Stylistically, it blends local melodic contours (cengkok) and the pelog/slendro modal world of Lombok’s gamelan with Western diatonic harmony, guitars, and keyboards. Percussion timbres—especially the driving interlocking of gendang (drums), small gongs, and cymbals—remain central, while bamboo flute (suling) and fiddle/biola lines often carry ornamented, call-and-response melodies. Contemporary Lagu Sasak frequently leans into danceable 2/4 or 4/4 grooves borrowed from dangdut/koplo and Indonesian pop, but keeps lyrics, humor, and storytelling firmly rooted in Sasak identity and everyday life.

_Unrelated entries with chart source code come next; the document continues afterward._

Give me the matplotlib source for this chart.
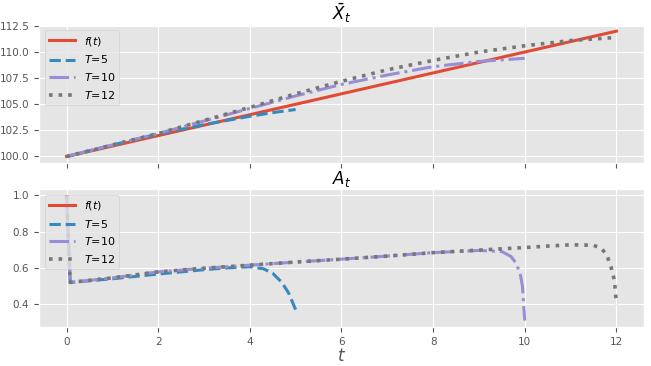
import matplotlib
matplotlib.use("Agg")
import matplotlib.pyplot as plt

plt.style.use("ggplot")

# top panel: X bar
t_f = [0, 12]
x_f = [100, 112]
t5_x = [0, 1, 2, 3, 4, 4.5, 5]
x5 = [100, 101.1, 102.15, 103.05, 103.85, 104.2, 104.5]
t10_x = [0, 1, 2, 3, 4, 5, 6, 7, 8, 9, 10]
x10 = [100, 101.1, 102.2, 103.4, 104.6, 105.8, 106.9, 107.8, 108.6, 109.1, 109.4]
t12_x = [0, 1, 2, 3, 4, 5, 6, 7, 8, 9, 10, 11, 12]
x12 = [100, 101.1, 102.2, 103.45, 104.7, 106.0, 107.2, 108.3, 109.2, 110.0, 110.6, 111.1, 111.4]
x_ticks_top = [100, 102.5, 105, 107.5, 110, 112.5]

# bottom panel: A
t5_a = [0, 0.08, 1, 2, 3, 3.5, 4, 4.3, 4.5, 4.7, 4.85, 5]
a5 = [1.0, 0.52, 0.54, 0.566, 0.59, 0.6, 0.606, 0.595, 0.57, 0.52, 0.46, 0.37]
t10_a = [0, 0.08, 1, 2, 3, 4, 5, 6, 7, 8, 9, 9.5, 9.7, 9.8, 9.9, 9.95, 10]
a10 = [1.0, 0.52, 0.545, 0.578, 0.598, 0.615, 0.632, 0.648, 0.665, 0.684, 0.696, 0.69, 0.663, 0.63, 0.57, 0.5, 0.31]
t12_a = [0, 0.08, 1, 2, 3, 4, 5, 6, 7, 8, 9, 10, 10.5, 11, 11.5, 11.68, 11.79, 11.88, 11.96, 12]
a12 = [1.0, 0.52, 0.545, 0.578, 0.598, 0.615, 0.632, 0.648, 0.665, 0.684, 0.698, 0.712, 0.72, 0.727, 0.725, 0.705, 0.672, 0.608, 0.53, 0.40]

fig, (ax1, ax2) = plt.subplots(2, 1, sharex=True, figsize=(6.51, 3.66), dpi=100)
fig.subplots_adjust(left=0.06, right=0.989, top=0.932, bottom=0.107, hspace=0.19)

ax1.plot(t_f, x_f, "-", lw=2.2, label=r"$f(t)$")
ax1.plot(t5_x, x5, "--", lw=2.2, label=r"$T$=5")
ax1.plot(t10_x, x10, "-.", lw=2.2, label=r"$T$=10")
ax1.plot(t12_x, x12, ":", lw=2.6, label=r"$T$=12")
ax1.set_title(r"$\bar{X}_t$", fontsize=12, pad=3)
ax1.set_yticks(x_ticks_top)

ax2.plot([], [], "-", lw=2.2, label=r"$f(t)$")
ax2.plot(t5_a, a5, "--", lw=2.2, label=r"$T$=5")
ax2.plot(t10_a, a10, "-.", lw=2.2, label=r"$T$=10")
ax2.plot(t12_a, a12, ":", lw=2.6, label=r"$T$=12")
ax2.set_title(r"$A_t$", fontsize=12, pad=3)
ax2.set_xlabel(r"$t$", fontsize=12, labelpad=0)
ax2.set_xticks([0, 2, 4, 6, 8, 10, 12])
ax2.set_yticks([0.4, 0.6, 0.8, 1.0])

for ax in (ax1, ax2):
    ax.tick_params(labelsize=7.5)
    ax.legend(loc="upper left", fontsize=8, handlelength=2.3)

fig.savefig("out.png", dpi=100)
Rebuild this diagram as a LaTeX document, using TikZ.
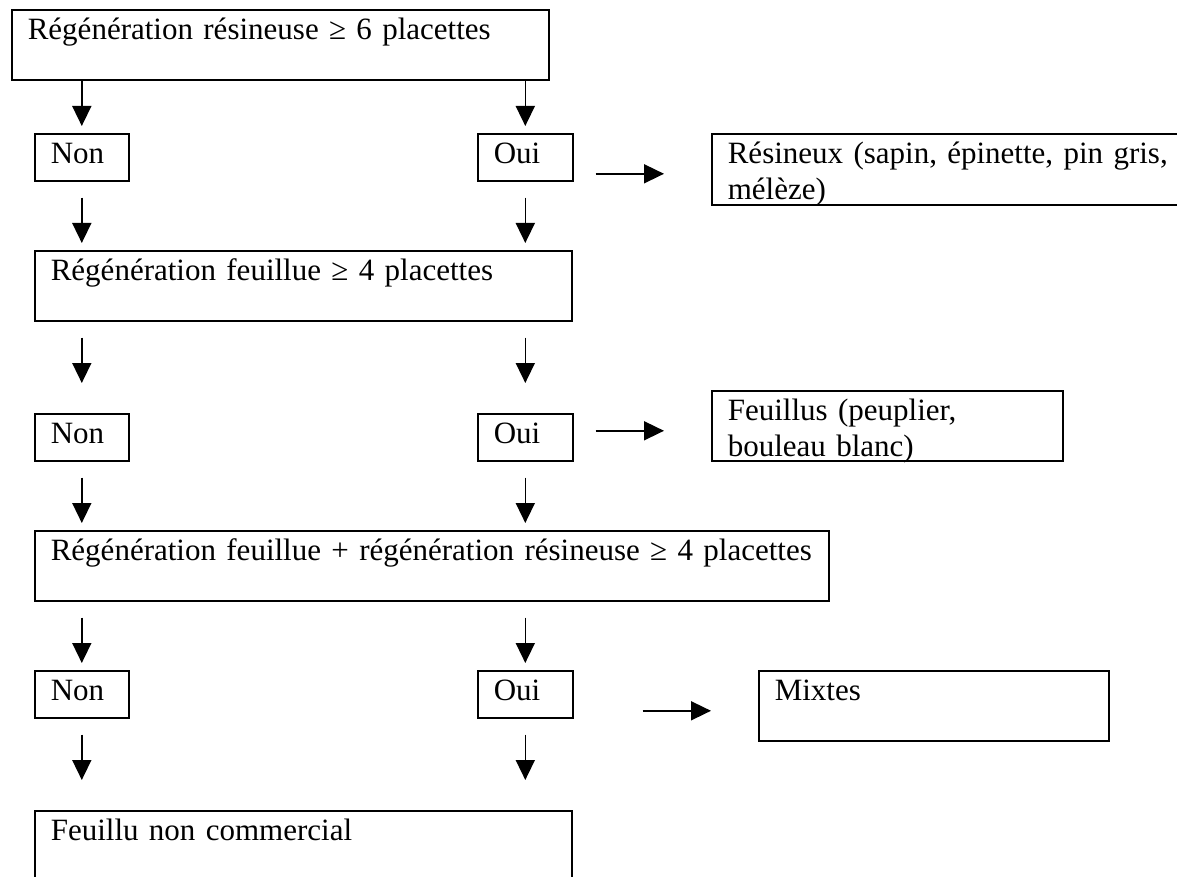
\documentclass[tikz,border=0pt]{standalone}
\usepackage{fontspec}
\setmainfont{Liberation Serif}
\usetikzlibrary{arrows.meta}
\tikzset{
  stepbox/.style={draw, line width=0.8pt, anchor=north west, align=left,
    inner xsep=8pt, inner ysep=0pt, text height=15pt,
    font=\fontsize{15.5}{18}\selectfont},
  arr/.style={-{Triangle[length=10pt,width=9.5pt]}, line width=0.8pt}
}
\begin{document}
\begin{tikzpicture}[x=0.5pt, y=-0.5pt]
      \useasboundingbox (0,0) rectangle (1177,877);
      \clip (0,0) rectangle (1177,877);
      % questions and answers
      \node[stepbox, text width=252.5pt, text depth=20pt] (q1) at (11,9) {Régénération résineuse ≥ 6 placettes};
      \node[stepbox, text width=31pt, text depth=8.5pt] (non1) at (34,133) {Non};
      \node[stepbox, text width=31.5pt, text depth=8.5pt] (oui1) at (477,133) {Oui};
      \node[stepbox, text width=264pt, text depth=20.5pt] (res) at (711,133) {Résineux (sapin, épinette, pin gris,\\mélèze)};
      \node[stepbox, text width=252.5pt, text depth=20pt] (q2) at (34,250) {Régénération feuillue ≥ 4 placettes};
      \node[stepbox, text width=31pt, text depth=8.5pt] (non2) at (34,413) {Non};
      \node[stepbox, text width=31.5pt, text depth=8.5pt] (oui2) at (477,413) {Oui};
      \node[stepbox, text width=159.5pt, text depth=20pt] (feu) at (711,390) {Feuillus (peuplier,\\bouleau blanc)};
      \node[stepbox, text width=381pt, text depth=20pt] (q3) at (34,530) {Régénération feuillue + régénération résineuse ≥ 4 placettes};
      \node[stepbox, text width=31pt, text depth=8.5pt] (non3) at (34,670) {Non};
      \node[stepbox, text width=31.5pt, text depth=8.5pt] (oui3) at (477,670) {Oui};
      \node[stepbox, text width=159pt, text depth=20pt] (mix) at (758,670) {Mixtes};
      \node[stepbox, text width=252.5pt, text depth=35pt] (fin) at (34,810) {Feuillu non commercial};
      % vertical arrows, both columns
      \foreach \col in {non1, oui1}
        \foreach \src/\dst/\gapa/\gapb in {q1/non1/0pt/3.5pt, non1/q2/8pt/3.5pt, q2/non2/8pt/15pt, non2/q3/8pt/3.5pt, q3/non3/8pt/3.5pt, non3/fin/8pt/15pt}
          \draw[arr, shorten <=\gapa, shorten >=\gapb] (\src.south -| \col) -- (\dst.north -| \col);
      % arrows to the results
      \draw[arr, shorten <=11pt, shorten >=23.5pt] ([yshift=-8.25pt]oui1.east) -- ([yshift=-8.25pt]oui1.east -| res.west);
      \draw[arr, shorten <=11pt, shorten >=23.5pt] ([yshift=3.25pt]oui2.east) -- ([yshift=3.25pt]oui2.east -| feu.west);
      \draw[arr, shorten <=34.5pt, shorten >=23.5pt] ([yshift=-8.25pt]oui3.east) -- ([yshift=-8.25pt]oui3.east -| mix.west);
    \end{tikzpicture}
\end{document}
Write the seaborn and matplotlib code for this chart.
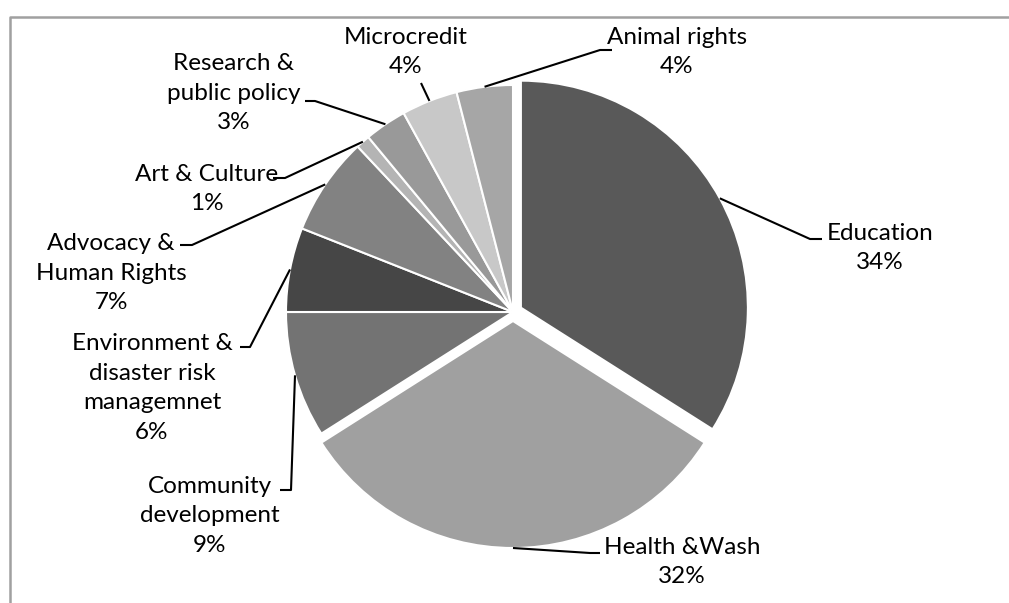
import numpy as np
import matplotlib.pyplot as plt
from matplotlib.lines import Line2D
import seaborn as sns

categories = ["Education", "Health &Wash", "Community\ndevelopment",
              "Environment &\ndisaster risk\nmanagemnet", "Advocacy &\nHuman Rights",
              "Art & Culture", "Research &\npublic policy", "Microcredit", "Animal rights"]
shares = [34, 32, 9, 6, 7, 1, 3, 4, 4]
colors = ["#595959", "#a0a0a0", "#737373", "#464646", "#828282",
          "#b4b4b4", "#999999", "#c8c8c8", "#a6a6a6"]

# layout (pixels from top-left): label centre, leader elbow, leader end
pulled = [9, 9, 0, 0, 0, 0, 0, 0, 0]
text_pos = [(880, 248), (682, 562), (210, 516), (152, 388), (111, 273),
            (207, 189), (234, 93), (406, 52), (677, 52)]
elbow = [(810, 239), (590, 553), (291, 490), (250, 347), (192, 245),
         (285, 178), (315, 101), (421, 83), (600, 50)]
tail = [(822, 239), (600, 553), (280, 490), (240, 347), (180, 245),
        (273, 178), (305, 101), (421, 83), (612, 50)]

sns.set_theme(style="white")
plt.rcParams['font.family'] = ['Lato', 'DejaVu Sans']

W, H = 1009, 603
fig = plt.figure(figsize=(W / 100, H / 100), dpi=100)
ax = fig.add_axes([0, 0, 1, 1])

wedges, _ = ax.pie(shares, colors=colors, startangle=90, counterclock=False,
                   center=(513, H - 312), radius=227, explode=pulled,
                   wedgeprops=dict(edgecolor='white', linewidth=1.5))
ax.set_xlim(0, W)
ax.set_ylim(0, H)
ax.set_aspect('equal')
ax.axis('off')

for w, cat, s, tp, el, tl in zip(wedges, categories, shares, text_pos, elbow, tail):
    mid = np.deg2rad((w.theta1 + w.theta2) / 2)
    ex = w.center[0] + w.r * np.cos(mid)
    ey = w.center[1] + w.r * np.sin(mid)
    ax.plot([ex, el[0], tl[0]], [ey, H - el[1], H - tl[1]], color='black', lw=1.5,
            solid_capstyle='butt')
    ax.text(tp[0], H - tp[1], f"{cat}\n{s}%", ha='center', va='center',
            fontsize=17.5, linespacing=1.5, color='black')

# chart frame (left and top edges visible)
fig.add_artist(Line2D([10 / W, 10 / W, 1], [0, 1 - 17 / H, 1 - 17 / H],
                      transform=fig.transFigure, color='#a0a0a0', lw=1.8))

fig.savefig('out.png', dpi=100)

Sources: Spotify, Wikipedia, Discogs, RYM, MB, user feedback and other online sources

History

Origins and Traditional Roots

Sasak musical life long predates recording and mass media. Core practices include processional gendang beleq (large-drum ensembles), wayang Sasak (shadow theatre with sung poetry), zikir/rudat devotional singing, and the folk-pop hybrid known as cilokaq. These practices supplied the modal language (pelog/slendro), percussion feel, and vocal aesthetics that underpin Lagu Sasak.

Cassette Era and Regional Pop (1980s–1990s)

With the spread of cassettes and local radio in the 1980s, Sasak-language songs moved from purely local stages to recorded circulation. Singers and village ensembles began adapting traditional grooves and melodic ornaments to verse–chorus structures, adding guitar, keyboard, and bass. The popularity of national genres—especially dangdut and Indonesian pop—catalyzed a distinctly Lombok sound that still foregrounded Sasak lyrics and humor.

Hybridization and Live-Dance Culture (2000s)

The 2000s saw stronger dance-floor influences (dangdut koplo, housey backbeats) and fuller band instrumentation. Live shows at weddings and community events became key incubators, with call-and-response refrains, catchy hooks, and percussion breaks designed for audience participation. Traditional flutes and fiddles continued to weave ornamented countermelodies over modern rhythm sections.

Digital Era and Platformization (2010s–present)

Affordable home studios and video platforms enabled rapid production of Sasak-language singles and performance clips. Artists fuse EDM textures, pop-ballad writing, and regional percussion while maintaining local diction and themes—love, locality, satire, and social commentary. The result is a living, bilingual (traditional/modern) ecosystem where village ensembles, devotional forms, and pop acts inform one another.

How to make a track in this genre

Core Materials
•   Scale/Mode: Draw on pelog or slendro flavor for melody; mix with diatonic chords for pop appeal. •   Melody: Use cengkok (ornamental turns) and call-and-response between lead vocal and flute/biola. •   Rhythm: Start with a danceable 2/4 or 4/4 groove. Layer interlocking patterns inspired by gendang beleq (kick-like low drum, snare-like high drum, small gong punctuations, and bright cymbals).
Instrumentation
•   Traditional colors: gendang (drums), small gongs/cymbals, suling (bamboo flute), biola (fiddle). •   Modern band: voice(s), acoustic/electric guitar, keyboard (for pads and dangdut-style synth leads), electric bass, drum kit or programmed koplo-style percussion.
Harmony and Form
•   Harmony: Keep progressions simple (I–V–vi–IV or I–IV–V) to support modal-ornamented melodies. •   Form: Verse–pre-chorus–chorus with a memorable refrain in Sasak; add a middle-eight or instrumental break (suling/biola feature) to showcase ornamentation.
Lyrics and Delivery
•   Language: Write in Sasak, centering everyday stories, romance, local humor, and place-pride. •   Delivery: Project a bright, slightly nasal timbre; incorporate melisma and conversational interjections for audience rapport.
Production Tips
•   Groove: Emphasize mid–high percussion (cymbals/rincik) for lift; let the low drum or kick sit solid in the 90–120 BPM range for pop/dangdut feels. •   Blend: Place suling/biola slightly forward with gentle compression; balance traditional percussion with modern kick/bass for club-ready yet local character.